Here is some additional requirement: The script can be run multiple times simultaneously, so I can't just read the data into the hash and check if it already exist.
I can throw an additional "SELECT" query, but it will create an additional hit on the DB.
I tried to look for an answer, but every question here or the thread on the web talks about using the primary key checking. I don't need this. The DB structure is already set but I can make changes if need to be. This table will be used as an additional table.
Is there another way? In both DB and Perl.
"The script can be run multiple times simultaneously, so I can't just read the data into the hash and check if it already exist."
It sounds like your biggest concern is that one instance of the script may insert a new company name while another script is running. The two scripts may check the DB for the existence of that company name when it doesn't exist, and then they might both insert the data, resulting in a duplicate.

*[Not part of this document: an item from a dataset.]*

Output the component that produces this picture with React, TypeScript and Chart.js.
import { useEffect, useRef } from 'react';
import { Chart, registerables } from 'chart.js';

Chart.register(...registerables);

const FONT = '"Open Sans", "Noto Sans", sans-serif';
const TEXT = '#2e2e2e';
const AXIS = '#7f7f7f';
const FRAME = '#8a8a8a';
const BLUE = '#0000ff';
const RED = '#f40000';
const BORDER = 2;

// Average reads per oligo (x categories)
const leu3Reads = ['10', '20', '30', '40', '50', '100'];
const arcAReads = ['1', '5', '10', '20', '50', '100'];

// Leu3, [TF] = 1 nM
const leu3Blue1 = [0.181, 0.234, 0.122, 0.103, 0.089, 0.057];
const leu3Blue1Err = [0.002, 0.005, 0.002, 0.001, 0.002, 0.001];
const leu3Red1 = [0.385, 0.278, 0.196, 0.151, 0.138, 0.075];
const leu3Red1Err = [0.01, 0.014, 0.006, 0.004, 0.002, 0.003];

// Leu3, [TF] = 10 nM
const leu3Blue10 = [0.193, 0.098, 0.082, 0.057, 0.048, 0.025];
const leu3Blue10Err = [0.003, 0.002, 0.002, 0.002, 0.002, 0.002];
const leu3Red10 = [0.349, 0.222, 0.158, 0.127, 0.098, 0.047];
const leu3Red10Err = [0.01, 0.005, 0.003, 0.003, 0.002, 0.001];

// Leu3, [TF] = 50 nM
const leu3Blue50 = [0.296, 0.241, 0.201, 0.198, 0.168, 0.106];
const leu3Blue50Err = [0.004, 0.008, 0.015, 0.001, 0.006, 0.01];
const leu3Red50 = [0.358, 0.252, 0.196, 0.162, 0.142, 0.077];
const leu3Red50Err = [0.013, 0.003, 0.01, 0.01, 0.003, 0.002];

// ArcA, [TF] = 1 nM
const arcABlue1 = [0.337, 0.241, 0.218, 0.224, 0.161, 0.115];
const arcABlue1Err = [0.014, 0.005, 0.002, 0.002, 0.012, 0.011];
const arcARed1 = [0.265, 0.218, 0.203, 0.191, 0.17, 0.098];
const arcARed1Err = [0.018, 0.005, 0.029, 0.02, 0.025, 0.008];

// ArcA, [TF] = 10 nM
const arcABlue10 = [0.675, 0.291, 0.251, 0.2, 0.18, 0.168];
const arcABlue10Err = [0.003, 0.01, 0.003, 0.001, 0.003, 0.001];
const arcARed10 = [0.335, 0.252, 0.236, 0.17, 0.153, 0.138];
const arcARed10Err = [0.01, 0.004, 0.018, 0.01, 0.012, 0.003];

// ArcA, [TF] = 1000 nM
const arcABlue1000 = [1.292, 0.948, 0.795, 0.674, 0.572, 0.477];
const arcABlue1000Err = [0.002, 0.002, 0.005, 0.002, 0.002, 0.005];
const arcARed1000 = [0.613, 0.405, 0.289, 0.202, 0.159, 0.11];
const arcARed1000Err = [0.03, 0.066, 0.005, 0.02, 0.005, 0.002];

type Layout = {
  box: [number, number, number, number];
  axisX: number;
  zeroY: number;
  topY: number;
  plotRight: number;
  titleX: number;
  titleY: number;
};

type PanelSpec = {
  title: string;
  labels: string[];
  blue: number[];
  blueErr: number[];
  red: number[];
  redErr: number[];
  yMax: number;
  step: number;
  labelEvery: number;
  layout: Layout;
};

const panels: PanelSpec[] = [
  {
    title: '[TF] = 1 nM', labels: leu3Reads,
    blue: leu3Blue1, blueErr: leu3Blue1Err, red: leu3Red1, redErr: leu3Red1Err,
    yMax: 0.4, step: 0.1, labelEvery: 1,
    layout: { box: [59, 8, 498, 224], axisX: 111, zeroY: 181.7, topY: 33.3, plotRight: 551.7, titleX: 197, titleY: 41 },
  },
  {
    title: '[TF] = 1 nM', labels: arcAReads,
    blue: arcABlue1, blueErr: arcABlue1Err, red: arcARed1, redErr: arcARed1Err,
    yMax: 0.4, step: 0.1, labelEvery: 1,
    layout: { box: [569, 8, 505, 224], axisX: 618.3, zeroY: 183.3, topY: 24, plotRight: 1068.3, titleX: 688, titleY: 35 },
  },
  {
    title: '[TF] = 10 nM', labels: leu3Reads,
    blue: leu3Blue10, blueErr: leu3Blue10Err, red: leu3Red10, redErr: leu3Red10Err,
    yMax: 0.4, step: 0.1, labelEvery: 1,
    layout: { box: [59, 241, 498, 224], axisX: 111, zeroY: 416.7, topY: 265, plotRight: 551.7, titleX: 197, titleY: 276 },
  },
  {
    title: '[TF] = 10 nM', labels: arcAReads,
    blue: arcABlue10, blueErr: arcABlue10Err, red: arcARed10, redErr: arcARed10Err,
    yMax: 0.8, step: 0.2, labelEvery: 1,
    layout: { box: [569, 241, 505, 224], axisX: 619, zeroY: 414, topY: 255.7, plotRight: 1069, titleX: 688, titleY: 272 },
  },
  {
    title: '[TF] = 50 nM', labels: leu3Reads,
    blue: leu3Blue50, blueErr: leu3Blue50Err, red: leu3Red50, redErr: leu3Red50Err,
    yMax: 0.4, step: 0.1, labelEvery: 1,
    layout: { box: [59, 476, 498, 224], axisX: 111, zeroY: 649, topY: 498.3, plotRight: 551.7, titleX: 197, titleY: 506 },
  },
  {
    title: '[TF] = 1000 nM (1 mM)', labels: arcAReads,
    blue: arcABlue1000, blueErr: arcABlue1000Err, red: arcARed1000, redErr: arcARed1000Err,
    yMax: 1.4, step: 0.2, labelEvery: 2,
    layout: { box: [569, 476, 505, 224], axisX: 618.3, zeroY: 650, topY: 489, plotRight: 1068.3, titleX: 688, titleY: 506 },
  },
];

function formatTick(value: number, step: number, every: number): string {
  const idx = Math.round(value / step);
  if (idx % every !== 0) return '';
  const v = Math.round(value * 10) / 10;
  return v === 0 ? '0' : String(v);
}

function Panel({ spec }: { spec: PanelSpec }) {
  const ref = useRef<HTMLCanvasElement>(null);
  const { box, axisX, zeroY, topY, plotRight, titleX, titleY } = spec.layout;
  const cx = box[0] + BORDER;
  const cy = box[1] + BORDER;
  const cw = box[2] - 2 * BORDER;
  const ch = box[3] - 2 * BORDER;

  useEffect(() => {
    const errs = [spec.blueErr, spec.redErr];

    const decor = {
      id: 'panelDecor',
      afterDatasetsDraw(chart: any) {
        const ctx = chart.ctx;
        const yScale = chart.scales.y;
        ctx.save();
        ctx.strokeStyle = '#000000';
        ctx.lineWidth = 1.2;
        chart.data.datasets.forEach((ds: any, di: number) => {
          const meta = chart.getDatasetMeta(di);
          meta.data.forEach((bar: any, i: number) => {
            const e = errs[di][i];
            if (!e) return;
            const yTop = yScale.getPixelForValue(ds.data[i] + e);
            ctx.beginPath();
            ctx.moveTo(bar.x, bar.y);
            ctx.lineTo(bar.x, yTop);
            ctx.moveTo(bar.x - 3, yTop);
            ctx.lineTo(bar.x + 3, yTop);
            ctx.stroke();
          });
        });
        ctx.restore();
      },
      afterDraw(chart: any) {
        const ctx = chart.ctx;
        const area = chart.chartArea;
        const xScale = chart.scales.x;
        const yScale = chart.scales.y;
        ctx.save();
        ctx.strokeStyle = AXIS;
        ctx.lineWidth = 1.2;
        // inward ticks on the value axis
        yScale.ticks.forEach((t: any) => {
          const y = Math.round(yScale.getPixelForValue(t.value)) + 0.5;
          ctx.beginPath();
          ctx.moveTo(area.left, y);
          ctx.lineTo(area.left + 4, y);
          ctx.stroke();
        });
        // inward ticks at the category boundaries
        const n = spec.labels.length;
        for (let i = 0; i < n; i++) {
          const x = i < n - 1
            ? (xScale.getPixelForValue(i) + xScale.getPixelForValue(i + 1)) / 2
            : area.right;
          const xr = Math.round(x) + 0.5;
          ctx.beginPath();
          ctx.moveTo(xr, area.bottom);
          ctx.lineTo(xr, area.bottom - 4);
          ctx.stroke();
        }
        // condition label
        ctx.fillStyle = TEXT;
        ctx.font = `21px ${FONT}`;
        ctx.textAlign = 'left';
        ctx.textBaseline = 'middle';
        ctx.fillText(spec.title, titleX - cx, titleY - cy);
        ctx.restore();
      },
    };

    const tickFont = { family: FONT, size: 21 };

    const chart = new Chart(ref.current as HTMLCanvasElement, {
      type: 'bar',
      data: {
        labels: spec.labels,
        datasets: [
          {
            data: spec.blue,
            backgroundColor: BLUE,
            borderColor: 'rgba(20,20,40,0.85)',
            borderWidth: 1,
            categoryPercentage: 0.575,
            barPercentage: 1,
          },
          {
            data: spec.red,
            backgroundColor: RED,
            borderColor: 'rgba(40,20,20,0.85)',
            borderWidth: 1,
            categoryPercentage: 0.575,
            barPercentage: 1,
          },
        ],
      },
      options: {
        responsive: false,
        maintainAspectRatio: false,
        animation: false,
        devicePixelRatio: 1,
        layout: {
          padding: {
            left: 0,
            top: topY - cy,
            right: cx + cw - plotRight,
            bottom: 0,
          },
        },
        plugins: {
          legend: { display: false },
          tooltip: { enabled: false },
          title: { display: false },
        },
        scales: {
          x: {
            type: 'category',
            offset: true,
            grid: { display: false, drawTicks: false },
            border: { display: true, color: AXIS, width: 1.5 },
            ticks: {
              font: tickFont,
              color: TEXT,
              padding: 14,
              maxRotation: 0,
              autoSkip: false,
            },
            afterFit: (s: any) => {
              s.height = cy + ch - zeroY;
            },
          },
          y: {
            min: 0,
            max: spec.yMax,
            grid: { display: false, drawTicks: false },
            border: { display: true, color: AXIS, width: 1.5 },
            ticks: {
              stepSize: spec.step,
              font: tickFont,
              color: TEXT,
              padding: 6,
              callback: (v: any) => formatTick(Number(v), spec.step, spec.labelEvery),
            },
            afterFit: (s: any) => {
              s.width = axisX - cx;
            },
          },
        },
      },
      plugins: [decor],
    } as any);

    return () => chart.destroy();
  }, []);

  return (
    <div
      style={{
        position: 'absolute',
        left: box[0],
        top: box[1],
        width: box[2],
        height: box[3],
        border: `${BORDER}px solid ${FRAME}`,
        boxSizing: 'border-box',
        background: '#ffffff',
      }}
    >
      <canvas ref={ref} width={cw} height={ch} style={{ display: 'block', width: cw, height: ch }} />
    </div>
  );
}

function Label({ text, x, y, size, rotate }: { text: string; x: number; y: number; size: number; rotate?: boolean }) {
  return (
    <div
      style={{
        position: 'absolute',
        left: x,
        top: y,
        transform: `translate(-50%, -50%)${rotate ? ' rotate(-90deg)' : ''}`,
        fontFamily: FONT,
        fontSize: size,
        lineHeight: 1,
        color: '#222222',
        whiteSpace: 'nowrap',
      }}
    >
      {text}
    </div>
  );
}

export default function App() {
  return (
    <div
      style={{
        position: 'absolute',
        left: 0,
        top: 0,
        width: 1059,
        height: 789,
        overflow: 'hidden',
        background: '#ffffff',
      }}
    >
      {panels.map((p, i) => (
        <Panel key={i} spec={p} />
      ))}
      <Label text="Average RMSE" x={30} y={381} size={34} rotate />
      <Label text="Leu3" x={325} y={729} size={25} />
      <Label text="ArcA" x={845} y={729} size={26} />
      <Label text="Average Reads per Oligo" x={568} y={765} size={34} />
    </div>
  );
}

Assuming I'm understanding your problem correctly, you need to look at transactions. You need to be able to check for the data and insert the data before anyone else is allowed to check for that data. That will keep a second instance of the script from checking for data until the 1st instance is done checking AND inserting.

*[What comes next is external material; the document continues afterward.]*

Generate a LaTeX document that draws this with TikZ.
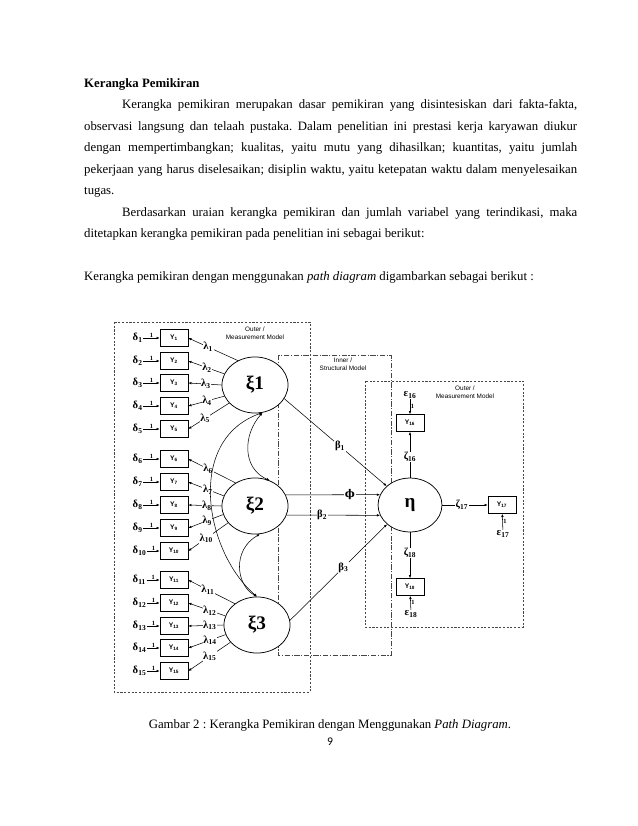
\documentclass[tikz,border=0pt]{standalone}
\usepackage{fontspec}
\setmainfont{Liberation Serif}
\newfontfamily\labsf{Liberation Sans}
\newfontfamily\pagesf{Carlito}
\newfontfamily\phisf{DejaVu Serif}
\usetikzlibrary{arrows.meta,shapes.geometric}
\definecolor{boxGray}{RGB}{70,70,70}
\newcommand{\gsym}[2]{\textbf{#1\textsubscript{#2}}}
\frenchspacing

\begin{document}
\begin{tikzpicture}[x=0.033cm,y=-0.033cm,
          txt/.style={anchor=base west,inner sep=0pt,font=\fontsize{12}{14}\selectfont},
          ybox/.style={draw,fill=white,line width=0.6pt,minimum width=0.92cm,minimum height=0.56cm,
                       inner sep=0pt,font=\labsf\bfseries\fontsize{6.3}{7}\selectfont},
          latent/.style={ellipse,draw,fill=white,line width=0.7pt,minimum width=2.18cm,
                         minimum height=1.85cm,inner sep=0pt,font=\bfseries\fontsize{18}{19}\selectfont},
          errlab/.style={anchor=west,inner sep=0.5pt,font=\bfseries\fontsize{10}{11}\selectfont},
          onlab/.style={fill=white,inner sep=0.6pt,font=\bfseries\fontsize{10}{11}\selectfont},
          one/.style={inner sep=0.5pt,font=\bfseries\fontsize{6}{6.5}\selectfont},
          modlab/.style={align=center,inner sep=0pt,font=\labsf\fontsize{6}{7.5}\selectfont},
          outerbox/.style={draw=boxGray,line width=0.6pt,dash pattern=on 2pt off 1.5pt},
          innerbox/.style={draw=boxGray,line width=0.6pt,dash pattern=on 5pt off 1.5pt on 1pt off 1.5pt},
          arr/.style={line width=0.5pt,-{Latex[length=3pt,width=2.4pt]}},
          dblarr/.style={line width=0.5pt,{Latex[length=3pt,width=2.4pt]}-{Latex[length=3pt,width=2.4pt]}},
        ]
        \fill[white] (0,0) rectangle (638,826);
        \useasboundingbox (0,0) rectangle (638,826);

        % TEXT
        \node[txt,font=\bfseries\fontsize{12}{14}\selectfont] (head) at (84,87) {Kerangka Pemikiran};
        \node[txt] (l1) at (122,108) {\makebox[15.02cm][s]{Kerangka pemikiran merupakan dasar pemikiran yang disintesiskan dari fakta-fakta,}};
        \node[txt] (l2) at (84,130) {\makebox[16.27cm][s]{observasi langsung dan telaah pustaka. Dalam penelitian ini prestasi kerja karyawan diukur}};
        \node[txt] (l3) at (84,151.5) {\makebox[16.27cm][s]{dengan mempertimbangkan; kualitas, yaitu mutu yang dihasilkan; kuantitas, yaitu jumlah}};
        \node[txt] (l4) at (84,173) {\makebox[16.27cm][s]{pekerjaan yang harus diselesaikan; disiplin waktu, yaitu ketepatan waktu dalam menyelesaikan}};
        \node[txt] (l5) at (84,194.5) {tugas.};
        \node[txt] (l6) at (122,216) {\makebox[15.02cm][s]{Berdasarkan uraian kerangka pemikiran dan jumlah variabel yang terindikasi, maka}};
        \node[txt] (l7) at (84,237.5) {ditetapkan kerangka pemikiran pada penelitian ini sebagai berikut:};
        \node[txt] (l8) at (84,280) {Kerangka pemikiran dengan menggunakan \textit{path diagram} digambarkan sebagai berikut :};

        % MODEL BOXES
        \draw[outerbox] (114,322) rectangle (310,692);
        \draw[innerbox] (278,355) rectangle (391,655);
        \draw[outerbox] (365,381) rectangle (523,627);
        \node[modlab] (mL) at (255,333) {Outer /\\Measurement Model};
        \node[modlab] (mI) at (343,364) {Inner /\\Structural Model};
        \node[modlab] (mR) at (465,392) {Outer /\\Measurement Model};

        % LATENT VARIABLES
        \node[latent] (xi1) at (255,385) {ξ1};
        \node[latent] (xi2) at (255,506) {ξ2};
        \node[latent] (xi3) at (257,625) {ξ3};
        \node[latent,minimum width=2.11cm,minimum height=1.78cm] (eta) at (410,505) {η};

        % XI 1
        \node[ybox] (y1) at (174,338) {Y\textsubscript{1}};
        \node[ybox] (y2) at (174,361) {Y\textsubscript{2}};
        \node[ybox] (y3) at (174,383) {Y\textsubscript{3}};
        \node[ybox] (y4) at (174,406) {Y\textsubscript{4}};
        \node[ybox] (y5) at (174,429) {Y\textsubscript{5}};
        \node[errlab] (d1) at (132,338) {\gsym{δ}{1}};
        \node[errlab] (d2) at (132,361) {\gsym{δ}{2}};
        \node[errlab] (d3) at (132,383) {\gsym{δ}{3}};
        \node[errlab] (d4) at (132,406) {\gsym{δ}{4}};
        \node[errlab] (d5) at (132,429) {\gsym{δ}{5}};
        \draw[arr] (d1) -- node[one,above]{1} (y1);
        \draw[arr] (d2) -- node[one,above]{1} (y2);
        \draw[arr] (d3) -- node[one,above]{1} (y3);
        \draw[arr] (d4) -- node[one,above]{1} (y4);
        \draw[arr] (d5) -- node[one,above]{1} (y5);
        \draw[arr] (xi1.125) -- node[onlab,pos=.6]{\gsym{λ}{1}} (y1.east);
        \draw[arr] (xi1.160) -- node[onlab,pos=.48]{\gsym{λ}{2}} (y2.east);
        \draw[arr] (xi1.180) -- node[onlab,pos=.47]{\gsym{λ}{3}} (y3.east);
        \draw[arr] (xi1.200) -- node[onlab,pos=.48]{\gsym{λ}{4}} (y4.east);
        \draw[arr] (xi1.215) -- node[onlab,pos=.59]{\gsym{λ}{5}} (y5.east);

        % XI 2
        \node[ybox] (y6) at (174,459) {Y\textsubscript{6}};
        \node[ybox] (y7) at (174,482) {Y\textsubscript{7}};
        \node[ybox] (y8) at (174,505) {Y\textsubscript{8}};
        \node[ybox] (y9) at (174,528) {Y\textsubscript{9}};
        \node[ybox] (y10) at (174,551) {Y\textsubscript{10}};
        \node[errlab] (d6) at (132,459) {\gsym{δ}{6}};
        \node[errlab] (d7) at (132,482) {\gsym{δ}{7}};
        \node[errlab] (d8) at (132,505) {\gsym{δ}{8}};
        \node[errlab] (d9) at (132,528) {\gsym{δ}{9}};
        \node[errlab] (d10) at (132,551) {\gsym{δ}{10}};
        \draw[arr] (d6) -- node[one,above]{1} (y6);
        \draw[arr] (d7) -- node[one,above]{1} (y7);
        \draw[arr] (d8) -- node[one,above]{1} (y8);
        \draw[arr] (d9) -- node[one,above]{1} (y9);
        \draw[arr] (d10) -- node[one,above]{1} (y10);
        \draw[arr] (xi2.130) -- node[onlab,pos=.58]{\gsym{λ}{6}} (y6.east);
        \draw[arr] (xi2.162) -- node[onlab,pos=.45]{\gsym{λ}{7}} (y7.east);
        \draw[arr] (xi2.180) -- node[onlab,pos=.44]{\gsym{λ}{8}} (y8.east);
        \draw[arr] (xi2.195) -- node[onlab,pos=.46]{\gsym{λ}{9}} (y9.east);
        \draw[arr] (xi2.212) -- node[onlab,pos=.55]{\gsym{λ}{10}} (y10.east);

        % XI 3
        \node[ybox] (y11) at (174,580) {Y\textsubscript{11}};
        \node[ybox] (y12) at (174,603) {Y\textsubscript{12}};
        \node[ybox] (y13) at (174,626) {Y\textsubscript{13}};
        \node[ybox] (y14) at (174,648) {Y\textsubscript{14}};
        \node[ybox] (y15) at (174,671) {Y\textsubscript{15}};
        \node[errlab] (d11) at (132,580) {\gsym{δ}{11}};
        \node[errlab] (d12) at (132,603) {\gsym{δ}{12}};
        \node[errlab] (d13) at (132,626) {\gsym{δ}{13}};
        \node[errlab] (d14) at (132,648) {\gsym{δ}{14}};
        \node[errlab] (d15) at (132,671) {\gsym{δ}{15}};
        \draw[arr] (d11) -- node[one,above]{1} (y11);
        \draw[arr] (d12) -- node[one,above]{1} (y12);
        \draw[arr] (d13) -- node[one,above]{1} (y13);
        \draw[arr] (d14) -- node[one,above]{1} (y14);
        \draw[arr] (d15) -- node[one,above]{1} (y15);
        \draw[arr] (xi3.136) -- node[onlab,pos=.58]{\gsym{λ}{11}} (y11.east);
        \draw[arr] (xi3.164) -- node[onlab,pos=.42]{\gsym{λ}{12}} (y12.east);
        \draw[arr] (xi3.180) -- node[onlab,pos=.39]{\gsym{λ}{13}} (y13.east);
        \draw[arr] (xi3.197) -- node[onlab,pos=.42]{\gsym{λ}{14}} (y14.east);
        \draw[arr] (xi3.213) -- node[onlab,pos=.49]{\gsym{λ}{15}} (y15.east);

        % correlations between the xi
        \draw[dblarr] (xi1.285) .. controls (243,435) and (242,468) .. (xi2.60);
        \draw[dblarr] (xi2.280) .. controls (232,550) and (236,585) .. (xi3.90);
        \draw[dblarr] (xi1.285) .. controls (185,440) and (205,552) .. (xi3.90);

        % INNER MODEL
        \draw[arr] (xi1.335) -- node[onlab,pos=.545]{\gsym{β}{1}} (eta.141);
        \draw[arr] (xi2.20) -- node[onlab,pos=.68]{\phisf\bfseries ϕ} (eta.161);
        \draw[arr] (xi2.344) -- node[onlab,pos=.38]{\gsym{β}{2}} (eta.199);
        \draw[arr] (xi3.8) -- node[onlab,pos=.55]{\gsym{β}{3}} (eta.220);

        % ETA INDICATORS
        \node[ybox] (y16) at (410,423) {Y\textsubscript{16}};
        \node[ybox] (y17) at (502,505) {Y\textsubscript{17}};
        \node[ybox] (y18) at (410,587) {Y\textsubscript{18}};
        \node[onlab,fill=none] (e16) at (410,395) {\gsym{ε}{16}};
        \node[onlab,fill=none] (e17) at (503,534) {\gsym{ε}{17}};
        \node[onlab,fill=none] (e18) at (411,614) {\gsym{ε}{18}};
        \draw[arr] (e16) -- node[one,right]{1} (y16);
        \draw[arr] (e17) -- node[one,right]{1} (y17);
        \draw[arr] (e18) -- node[one,right]{1} (y18);
        \draw[arr] (eta.north) -- node[onlab,pos=.45]{\gsym{ζ}{16}} (y16.south);
        \draw[arr] (eta.east) -- node[onlab,pos=.43]{\gsym{ζ}{17}} (y17.west);
        \draw[arr] (eta.south) -- node[onlab,pos=.45]{\gsym{ζ}{18}} (y18.north);

        % CAPTION
        \node[txt,anchor=base] (cap) at (330,728) {Gambar 2 : Kerangka Pemikiran dengan Menggunakan \textit{Path Diagram}.};
        \node[anchor=base,inner sep=0pt,font=\pagesf\fontsize{11}{12}\selectfont] (pg) at (330,745) {9};
      \end{tikzpicture}
\end{document}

Check out: http://dev.mysql.com/doc/refman/5.1/en/innodb-transaction-model.html
And: http://dev.mysql.com/doc/refman/5.1/en/commit.html
MyISAM doesn't support transactions. InnoDB does. So you need to make sure your table is InnoDB. Start your set of queries with START TRANSACTION.
Alternatively, you could do this, if you have a unique index on company_name (which you should).
$query_string = "INSERT INTO `companies` (NULL,'$company_name')";
This will result in an error if the company_name already exists. Try a sample run attempting to insert a duplicate company name. In PHP,
$result = mysql_query($query_string);
$result will equal false on error. So,
if(!$result) {
$query2 = "INSERT INTO `other_table` (NULL,`$company_name`)";
$result2 = mysql_query($query2);
}
If you have a unique key on company_name in both tables, then MySQL will not allow you to insert duplicates. Your multiple scripts may spend a lot of time trying to insert duplicates, but they will not succeed.
EDIT: continuing from the above code, and doing your work for you, here is what you would do if the insert was successful.
if(!$result) {
$query2 = "INSERT INTO `other_table` (NULL,`$company_name`)";
$result2 = mysql_query($query2);
} else if($result !== false) { // must use '!==' rather than '!=' because of loose PHP typing
$last_id = mysql_insert_id();
$query2 = "UPDATE `other_table` SET `some_column` = 'some_value' WHERE `id` = '$last_id'";
// OR, maybe you want this query
// $query2a = "INSERT INTO `other_table` (`id`,`foreign_key_id`) VALUES (NULL,'$last_id');
}
I suggest you write a stored procedure(STP), which takes input as company name.
In this STP, first check existing company name. If it exists, return id. Otherwise, insert and return id.
This way, you hit DB only once
For InnoDB use transaction. For MyISAM lock table, do modifications, unlock.